*Exercise aim*. Report how many lines contain "Clone", with no other words.

*Entries shown*.
- - - - - - -

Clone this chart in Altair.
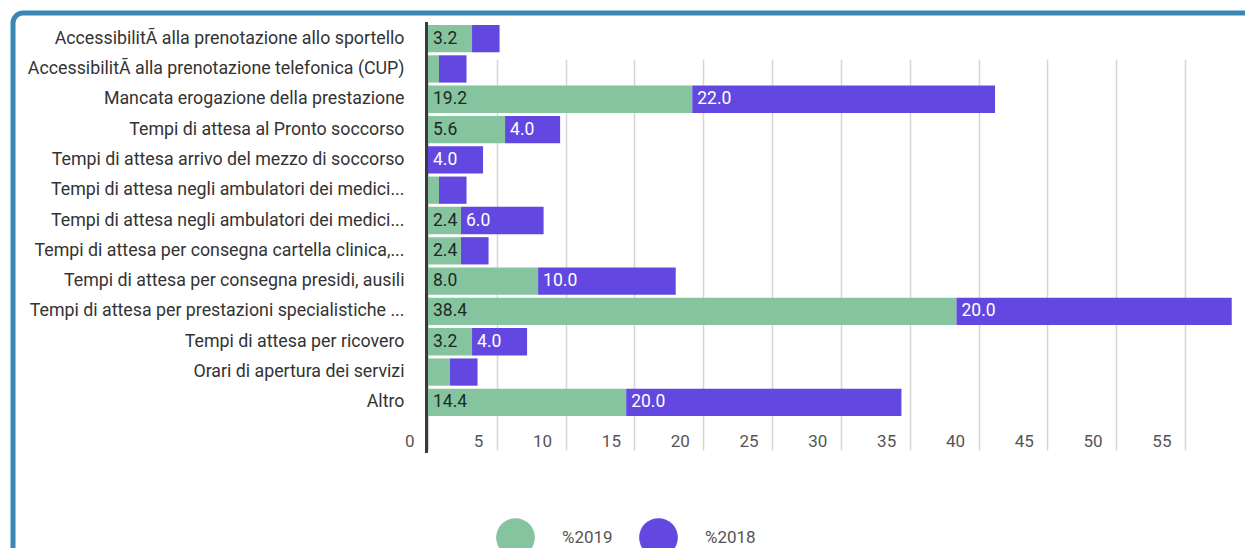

- - - - - - -

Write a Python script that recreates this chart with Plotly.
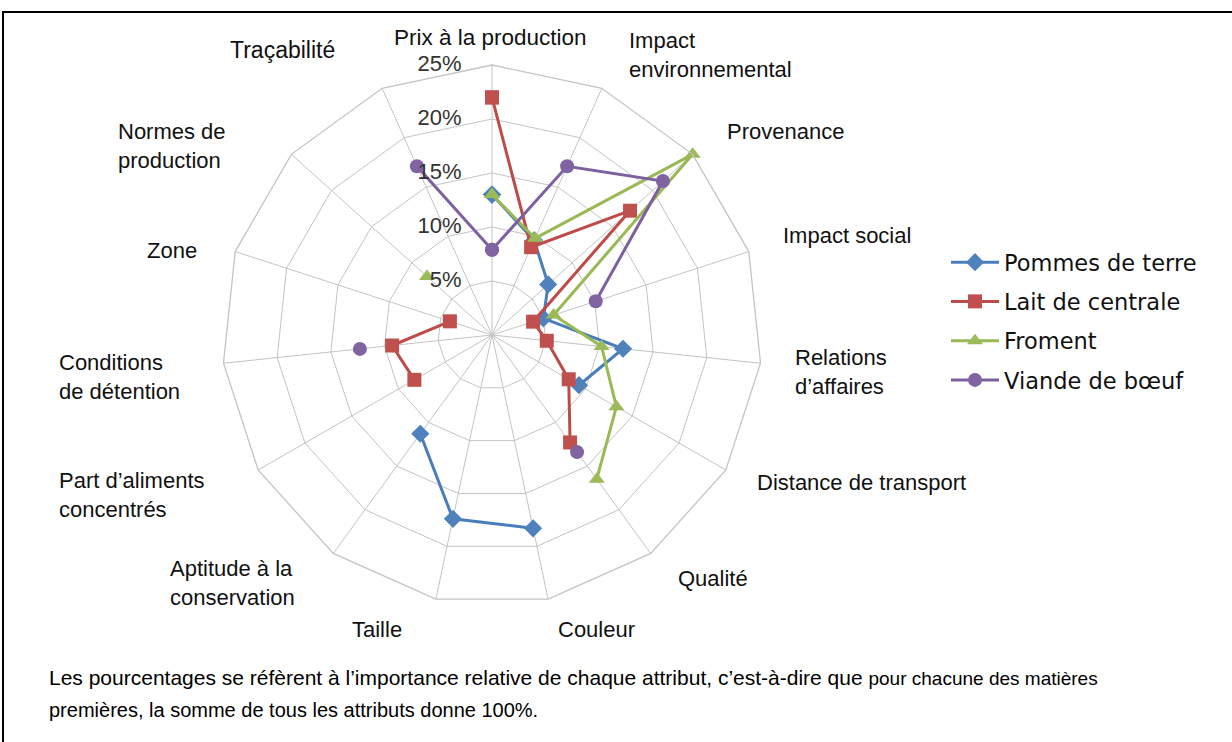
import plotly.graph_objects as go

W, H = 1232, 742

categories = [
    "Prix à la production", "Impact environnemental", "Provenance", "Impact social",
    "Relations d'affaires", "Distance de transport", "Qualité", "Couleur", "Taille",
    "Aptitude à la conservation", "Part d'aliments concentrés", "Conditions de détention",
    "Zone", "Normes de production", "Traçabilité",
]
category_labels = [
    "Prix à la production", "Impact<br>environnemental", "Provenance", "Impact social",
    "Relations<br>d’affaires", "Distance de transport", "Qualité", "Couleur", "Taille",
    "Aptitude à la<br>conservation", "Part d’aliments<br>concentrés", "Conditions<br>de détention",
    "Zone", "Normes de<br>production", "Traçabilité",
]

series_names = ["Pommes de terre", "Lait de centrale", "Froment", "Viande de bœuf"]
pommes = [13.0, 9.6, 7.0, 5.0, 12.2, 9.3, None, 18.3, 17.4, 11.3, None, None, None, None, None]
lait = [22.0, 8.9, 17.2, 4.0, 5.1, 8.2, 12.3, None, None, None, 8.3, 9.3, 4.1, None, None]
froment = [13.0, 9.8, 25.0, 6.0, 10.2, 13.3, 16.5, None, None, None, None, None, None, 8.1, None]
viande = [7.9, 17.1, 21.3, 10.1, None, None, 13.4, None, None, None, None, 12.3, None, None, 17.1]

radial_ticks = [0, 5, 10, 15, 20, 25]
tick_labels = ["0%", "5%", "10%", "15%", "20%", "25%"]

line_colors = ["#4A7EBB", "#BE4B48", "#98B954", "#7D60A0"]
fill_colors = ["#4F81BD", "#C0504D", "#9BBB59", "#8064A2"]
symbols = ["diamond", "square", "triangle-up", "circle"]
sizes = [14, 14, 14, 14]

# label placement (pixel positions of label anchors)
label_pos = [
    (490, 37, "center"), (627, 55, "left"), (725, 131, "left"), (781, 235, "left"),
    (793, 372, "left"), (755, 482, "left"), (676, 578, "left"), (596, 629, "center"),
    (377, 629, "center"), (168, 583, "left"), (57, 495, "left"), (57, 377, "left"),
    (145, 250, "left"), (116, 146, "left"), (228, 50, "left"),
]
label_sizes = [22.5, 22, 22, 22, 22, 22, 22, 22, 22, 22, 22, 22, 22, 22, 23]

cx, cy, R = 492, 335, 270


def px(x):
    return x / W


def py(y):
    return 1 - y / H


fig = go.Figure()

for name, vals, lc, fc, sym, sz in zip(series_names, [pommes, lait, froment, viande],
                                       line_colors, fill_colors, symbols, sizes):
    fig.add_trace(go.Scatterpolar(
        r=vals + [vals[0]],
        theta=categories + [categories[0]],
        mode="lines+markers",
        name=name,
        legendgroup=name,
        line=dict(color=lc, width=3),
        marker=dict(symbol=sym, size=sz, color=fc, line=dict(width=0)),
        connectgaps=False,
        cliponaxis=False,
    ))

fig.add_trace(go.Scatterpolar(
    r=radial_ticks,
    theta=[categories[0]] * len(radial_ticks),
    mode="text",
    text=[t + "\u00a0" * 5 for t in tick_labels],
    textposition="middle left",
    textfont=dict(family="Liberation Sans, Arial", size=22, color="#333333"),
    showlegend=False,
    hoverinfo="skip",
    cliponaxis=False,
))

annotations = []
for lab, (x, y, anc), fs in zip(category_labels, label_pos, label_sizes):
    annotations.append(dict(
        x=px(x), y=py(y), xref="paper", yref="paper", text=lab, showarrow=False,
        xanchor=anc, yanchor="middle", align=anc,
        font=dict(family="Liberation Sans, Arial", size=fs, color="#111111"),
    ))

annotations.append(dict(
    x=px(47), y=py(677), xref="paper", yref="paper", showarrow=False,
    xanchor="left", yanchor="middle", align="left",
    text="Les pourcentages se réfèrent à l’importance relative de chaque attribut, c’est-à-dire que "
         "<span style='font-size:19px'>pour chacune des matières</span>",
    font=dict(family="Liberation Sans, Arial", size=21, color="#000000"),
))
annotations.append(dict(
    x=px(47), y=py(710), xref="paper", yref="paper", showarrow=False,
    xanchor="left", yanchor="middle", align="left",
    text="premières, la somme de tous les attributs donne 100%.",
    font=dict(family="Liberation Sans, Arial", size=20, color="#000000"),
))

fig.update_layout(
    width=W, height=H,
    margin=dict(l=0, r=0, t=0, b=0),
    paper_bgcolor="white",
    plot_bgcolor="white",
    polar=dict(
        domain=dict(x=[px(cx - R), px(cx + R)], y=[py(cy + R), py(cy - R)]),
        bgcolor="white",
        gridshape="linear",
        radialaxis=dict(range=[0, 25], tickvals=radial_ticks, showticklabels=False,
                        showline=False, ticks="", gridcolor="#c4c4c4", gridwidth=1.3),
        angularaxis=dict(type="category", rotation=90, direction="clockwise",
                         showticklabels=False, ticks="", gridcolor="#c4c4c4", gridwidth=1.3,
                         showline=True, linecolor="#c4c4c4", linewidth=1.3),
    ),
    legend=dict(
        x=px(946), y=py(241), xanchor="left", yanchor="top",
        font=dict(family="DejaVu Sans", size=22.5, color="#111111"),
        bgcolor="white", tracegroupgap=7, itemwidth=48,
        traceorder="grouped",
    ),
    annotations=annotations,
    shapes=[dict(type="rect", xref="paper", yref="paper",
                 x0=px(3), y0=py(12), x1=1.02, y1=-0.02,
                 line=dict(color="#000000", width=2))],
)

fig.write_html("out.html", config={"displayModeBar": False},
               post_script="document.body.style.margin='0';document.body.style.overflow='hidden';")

- - - - - - -

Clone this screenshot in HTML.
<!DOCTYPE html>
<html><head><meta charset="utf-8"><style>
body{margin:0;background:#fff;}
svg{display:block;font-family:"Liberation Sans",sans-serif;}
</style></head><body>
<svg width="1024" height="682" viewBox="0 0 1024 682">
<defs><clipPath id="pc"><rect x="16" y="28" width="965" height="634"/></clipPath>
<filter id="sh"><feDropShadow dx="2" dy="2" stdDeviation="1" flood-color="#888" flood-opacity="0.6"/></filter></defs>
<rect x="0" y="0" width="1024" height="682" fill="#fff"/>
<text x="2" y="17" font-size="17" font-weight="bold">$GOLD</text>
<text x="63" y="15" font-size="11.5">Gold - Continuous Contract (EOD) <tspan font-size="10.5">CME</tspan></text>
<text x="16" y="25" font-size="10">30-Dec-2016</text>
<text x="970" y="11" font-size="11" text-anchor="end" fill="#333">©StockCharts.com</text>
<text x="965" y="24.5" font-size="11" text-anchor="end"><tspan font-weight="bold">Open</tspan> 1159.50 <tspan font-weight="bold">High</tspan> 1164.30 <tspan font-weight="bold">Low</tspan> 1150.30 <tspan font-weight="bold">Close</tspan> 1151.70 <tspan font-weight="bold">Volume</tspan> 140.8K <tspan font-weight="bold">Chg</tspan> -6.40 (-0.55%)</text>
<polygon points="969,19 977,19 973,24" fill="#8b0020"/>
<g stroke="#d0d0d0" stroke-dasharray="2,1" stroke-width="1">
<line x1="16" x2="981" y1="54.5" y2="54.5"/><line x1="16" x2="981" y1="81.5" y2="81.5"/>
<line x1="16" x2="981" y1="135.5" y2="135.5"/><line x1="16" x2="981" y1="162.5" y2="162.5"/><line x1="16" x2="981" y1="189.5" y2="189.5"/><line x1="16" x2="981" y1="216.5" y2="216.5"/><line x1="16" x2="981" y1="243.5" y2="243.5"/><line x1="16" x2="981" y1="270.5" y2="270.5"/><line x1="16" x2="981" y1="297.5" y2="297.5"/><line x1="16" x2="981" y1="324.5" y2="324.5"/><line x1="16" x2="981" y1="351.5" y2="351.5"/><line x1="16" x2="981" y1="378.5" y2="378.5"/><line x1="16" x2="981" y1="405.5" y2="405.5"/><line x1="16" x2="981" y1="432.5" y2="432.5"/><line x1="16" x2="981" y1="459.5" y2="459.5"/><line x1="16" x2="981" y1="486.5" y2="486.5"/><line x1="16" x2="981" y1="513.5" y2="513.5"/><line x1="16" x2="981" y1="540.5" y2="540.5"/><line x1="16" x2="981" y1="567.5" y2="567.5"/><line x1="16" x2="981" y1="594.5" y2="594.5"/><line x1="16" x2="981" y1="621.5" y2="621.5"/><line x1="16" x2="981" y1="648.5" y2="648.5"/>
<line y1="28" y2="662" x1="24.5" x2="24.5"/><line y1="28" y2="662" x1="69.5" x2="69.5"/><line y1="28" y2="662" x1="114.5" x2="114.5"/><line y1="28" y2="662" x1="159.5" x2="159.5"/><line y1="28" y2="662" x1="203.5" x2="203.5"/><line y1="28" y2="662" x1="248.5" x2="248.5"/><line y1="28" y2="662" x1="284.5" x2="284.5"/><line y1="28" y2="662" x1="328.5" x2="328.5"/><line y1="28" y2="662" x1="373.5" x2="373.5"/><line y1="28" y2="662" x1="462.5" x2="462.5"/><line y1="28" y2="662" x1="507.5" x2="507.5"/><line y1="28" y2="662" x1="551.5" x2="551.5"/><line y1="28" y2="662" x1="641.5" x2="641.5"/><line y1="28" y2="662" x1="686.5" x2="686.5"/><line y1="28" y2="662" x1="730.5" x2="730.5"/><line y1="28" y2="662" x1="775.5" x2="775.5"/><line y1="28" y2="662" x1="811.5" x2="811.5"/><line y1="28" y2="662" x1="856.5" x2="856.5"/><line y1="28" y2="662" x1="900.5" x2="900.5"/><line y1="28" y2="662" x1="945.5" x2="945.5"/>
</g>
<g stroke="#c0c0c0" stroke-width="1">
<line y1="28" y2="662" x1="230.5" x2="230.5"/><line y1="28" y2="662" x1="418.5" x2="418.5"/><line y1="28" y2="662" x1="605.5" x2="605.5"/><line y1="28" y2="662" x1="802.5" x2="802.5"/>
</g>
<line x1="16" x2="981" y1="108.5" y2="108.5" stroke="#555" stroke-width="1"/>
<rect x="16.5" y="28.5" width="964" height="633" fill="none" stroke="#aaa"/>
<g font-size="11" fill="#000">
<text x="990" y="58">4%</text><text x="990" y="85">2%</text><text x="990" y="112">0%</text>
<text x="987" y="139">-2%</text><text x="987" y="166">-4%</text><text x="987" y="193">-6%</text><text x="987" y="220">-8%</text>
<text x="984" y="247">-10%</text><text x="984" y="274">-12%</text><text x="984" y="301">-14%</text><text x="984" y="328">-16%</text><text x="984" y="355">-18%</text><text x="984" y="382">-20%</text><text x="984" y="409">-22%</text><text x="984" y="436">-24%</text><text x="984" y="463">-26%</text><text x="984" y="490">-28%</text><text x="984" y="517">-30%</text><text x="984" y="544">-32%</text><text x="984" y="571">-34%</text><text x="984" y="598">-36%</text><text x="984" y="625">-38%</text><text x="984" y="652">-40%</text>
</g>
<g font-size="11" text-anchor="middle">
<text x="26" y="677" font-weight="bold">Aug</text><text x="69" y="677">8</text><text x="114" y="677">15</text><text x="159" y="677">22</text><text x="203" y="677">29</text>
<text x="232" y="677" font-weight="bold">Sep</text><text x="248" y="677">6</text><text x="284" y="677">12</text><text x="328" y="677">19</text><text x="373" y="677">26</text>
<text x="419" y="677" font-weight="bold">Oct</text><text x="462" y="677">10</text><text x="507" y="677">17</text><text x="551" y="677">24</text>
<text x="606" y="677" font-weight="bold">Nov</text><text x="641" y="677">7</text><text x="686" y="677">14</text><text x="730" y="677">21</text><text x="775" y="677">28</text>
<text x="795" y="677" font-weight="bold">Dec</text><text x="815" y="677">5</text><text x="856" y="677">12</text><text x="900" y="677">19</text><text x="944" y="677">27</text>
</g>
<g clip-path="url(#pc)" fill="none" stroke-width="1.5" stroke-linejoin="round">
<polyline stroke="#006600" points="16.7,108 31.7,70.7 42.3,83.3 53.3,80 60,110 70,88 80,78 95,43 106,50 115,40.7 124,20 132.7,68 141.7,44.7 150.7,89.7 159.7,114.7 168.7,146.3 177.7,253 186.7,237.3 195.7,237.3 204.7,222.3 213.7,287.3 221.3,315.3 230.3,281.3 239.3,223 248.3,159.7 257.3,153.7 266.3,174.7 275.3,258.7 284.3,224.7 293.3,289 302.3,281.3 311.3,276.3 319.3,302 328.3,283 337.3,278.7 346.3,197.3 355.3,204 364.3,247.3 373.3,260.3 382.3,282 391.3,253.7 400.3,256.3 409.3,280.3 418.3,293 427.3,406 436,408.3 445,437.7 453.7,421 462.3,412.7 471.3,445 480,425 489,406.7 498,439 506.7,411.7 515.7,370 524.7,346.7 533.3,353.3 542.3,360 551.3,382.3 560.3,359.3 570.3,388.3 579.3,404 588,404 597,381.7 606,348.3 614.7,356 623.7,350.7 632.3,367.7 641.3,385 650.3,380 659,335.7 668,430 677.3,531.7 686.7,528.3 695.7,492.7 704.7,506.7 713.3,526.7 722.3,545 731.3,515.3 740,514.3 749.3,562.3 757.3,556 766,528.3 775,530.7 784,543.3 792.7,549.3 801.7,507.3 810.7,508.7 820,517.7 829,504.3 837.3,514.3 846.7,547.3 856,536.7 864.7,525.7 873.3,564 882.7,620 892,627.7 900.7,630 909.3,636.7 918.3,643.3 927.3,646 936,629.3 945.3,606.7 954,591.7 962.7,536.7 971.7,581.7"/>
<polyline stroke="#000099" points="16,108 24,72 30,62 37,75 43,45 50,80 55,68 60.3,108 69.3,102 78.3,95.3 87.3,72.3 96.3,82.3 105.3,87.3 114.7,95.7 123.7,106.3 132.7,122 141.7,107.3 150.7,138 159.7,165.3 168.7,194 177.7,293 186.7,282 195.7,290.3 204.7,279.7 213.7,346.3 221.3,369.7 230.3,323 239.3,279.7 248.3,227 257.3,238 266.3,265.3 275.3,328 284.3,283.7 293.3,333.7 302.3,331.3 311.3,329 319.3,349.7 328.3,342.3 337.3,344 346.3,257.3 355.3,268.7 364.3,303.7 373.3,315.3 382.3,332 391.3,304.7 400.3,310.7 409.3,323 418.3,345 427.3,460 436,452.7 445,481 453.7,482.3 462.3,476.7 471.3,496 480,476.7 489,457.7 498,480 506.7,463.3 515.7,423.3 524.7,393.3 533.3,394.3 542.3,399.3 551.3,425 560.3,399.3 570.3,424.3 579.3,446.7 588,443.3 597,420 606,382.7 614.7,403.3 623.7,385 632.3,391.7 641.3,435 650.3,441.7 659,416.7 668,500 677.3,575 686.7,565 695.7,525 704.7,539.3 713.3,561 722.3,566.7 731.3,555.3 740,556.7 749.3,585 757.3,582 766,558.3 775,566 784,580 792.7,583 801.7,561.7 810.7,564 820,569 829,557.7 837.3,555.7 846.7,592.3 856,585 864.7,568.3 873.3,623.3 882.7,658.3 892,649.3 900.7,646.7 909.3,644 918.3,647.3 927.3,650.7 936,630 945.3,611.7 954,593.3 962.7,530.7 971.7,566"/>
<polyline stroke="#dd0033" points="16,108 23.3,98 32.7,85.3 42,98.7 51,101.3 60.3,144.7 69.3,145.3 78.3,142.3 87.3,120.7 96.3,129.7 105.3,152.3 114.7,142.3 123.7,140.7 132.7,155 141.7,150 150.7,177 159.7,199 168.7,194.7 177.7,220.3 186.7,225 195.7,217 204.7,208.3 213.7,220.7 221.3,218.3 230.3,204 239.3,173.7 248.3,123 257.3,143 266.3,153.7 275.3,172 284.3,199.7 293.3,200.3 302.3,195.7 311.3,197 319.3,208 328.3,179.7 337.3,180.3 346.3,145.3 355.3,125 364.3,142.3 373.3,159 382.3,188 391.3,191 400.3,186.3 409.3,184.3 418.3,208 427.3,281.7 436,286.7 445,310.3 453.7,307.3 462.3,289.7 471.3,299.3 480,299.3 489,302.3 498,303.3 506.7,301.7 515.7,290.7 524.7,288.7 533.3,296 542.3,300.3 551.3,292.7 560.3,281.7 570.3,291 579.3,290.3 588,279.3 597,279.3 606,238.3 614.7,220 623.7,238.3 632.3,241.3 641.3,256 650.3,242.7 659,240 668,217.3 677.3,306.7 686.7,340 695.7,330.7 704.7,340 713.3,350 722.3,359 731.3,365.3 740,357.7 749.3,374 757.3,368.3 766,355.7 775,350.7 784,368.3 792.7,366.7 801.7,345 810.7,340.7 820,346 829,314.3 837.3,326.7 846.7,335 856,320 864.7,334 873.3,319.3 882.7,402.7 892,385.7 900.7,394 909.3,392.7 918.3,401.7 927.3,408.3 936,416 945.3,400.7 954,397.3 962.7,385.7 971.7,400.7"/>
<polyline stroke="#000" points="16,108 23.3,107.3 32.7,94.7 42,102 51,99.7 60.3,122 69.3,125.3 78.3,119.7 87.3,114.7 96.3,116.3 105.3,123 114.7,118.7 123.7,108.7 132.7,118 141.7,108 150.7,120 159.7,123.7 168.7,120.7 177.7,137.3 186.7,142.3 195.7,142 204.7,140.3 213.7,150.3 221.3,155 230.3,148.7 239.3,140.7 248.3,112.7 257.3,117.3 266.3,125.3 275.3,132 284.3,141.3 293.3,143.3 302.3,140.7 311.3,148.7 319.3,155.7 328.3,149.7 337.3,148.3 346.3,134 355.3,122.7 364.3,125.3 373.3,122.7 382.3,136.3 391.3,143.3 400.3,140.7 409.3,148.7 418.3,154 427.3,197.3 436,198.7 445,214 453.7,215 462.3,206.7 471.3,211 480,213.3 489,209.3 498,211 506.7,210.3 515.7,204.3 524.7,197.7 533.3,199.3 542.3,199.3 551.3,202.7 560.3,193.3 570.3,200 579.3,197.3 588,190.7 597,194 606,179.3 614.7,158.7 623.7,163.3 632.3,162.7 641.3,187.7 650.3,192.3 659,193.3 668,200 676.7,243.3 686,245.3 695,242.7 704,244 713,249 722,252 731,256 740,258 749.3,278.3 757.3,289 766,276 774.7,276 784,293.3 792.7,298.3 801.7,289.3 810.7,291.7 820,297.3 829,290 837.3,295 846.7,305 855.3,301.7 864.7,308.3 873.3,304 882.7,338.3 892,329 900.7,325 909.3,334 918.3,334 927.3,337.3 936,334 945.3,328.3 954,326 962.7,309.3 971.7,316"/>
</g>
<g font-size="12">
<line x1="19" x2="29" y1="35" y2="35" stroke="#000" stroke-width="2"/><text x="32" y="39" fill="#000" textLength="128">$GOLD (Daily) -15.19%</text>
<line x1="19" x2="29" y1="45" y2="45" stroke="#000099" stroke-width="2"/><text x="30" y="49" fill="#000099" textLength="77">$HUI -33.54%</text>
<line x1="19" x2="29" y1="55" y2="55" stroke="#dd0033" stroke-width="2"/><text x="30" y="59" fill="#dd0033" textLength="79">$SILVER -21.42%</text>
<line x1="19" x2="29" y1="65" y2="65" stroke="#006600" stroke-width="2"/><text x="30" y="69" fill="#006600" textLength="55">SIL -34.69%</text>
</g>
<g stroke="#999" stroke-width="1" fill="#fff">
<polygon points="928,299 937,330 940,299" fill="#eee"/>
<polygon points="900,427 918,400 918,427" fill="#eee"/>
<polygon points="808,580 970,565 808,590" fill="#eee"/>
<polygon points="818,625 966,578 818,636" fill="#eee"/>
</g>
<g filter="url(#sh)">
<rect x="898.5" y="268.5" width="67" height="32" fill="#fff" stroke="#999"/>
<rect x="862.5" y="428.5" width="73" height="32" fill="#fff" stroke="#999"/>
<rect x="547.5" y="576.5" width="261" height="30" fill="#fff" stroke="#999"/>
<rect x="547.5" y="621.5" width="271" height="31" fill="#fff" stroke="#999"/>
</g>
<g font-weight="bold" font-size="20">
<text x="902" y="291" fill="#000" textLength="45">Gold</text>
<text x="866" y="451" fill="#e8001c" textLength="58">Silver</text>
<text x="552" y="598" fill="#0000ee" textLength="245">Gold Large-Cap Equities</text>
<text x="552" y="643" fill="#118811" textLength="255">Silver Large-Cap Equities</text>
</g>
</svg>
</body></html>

- - - - - - -

*Written response*. 2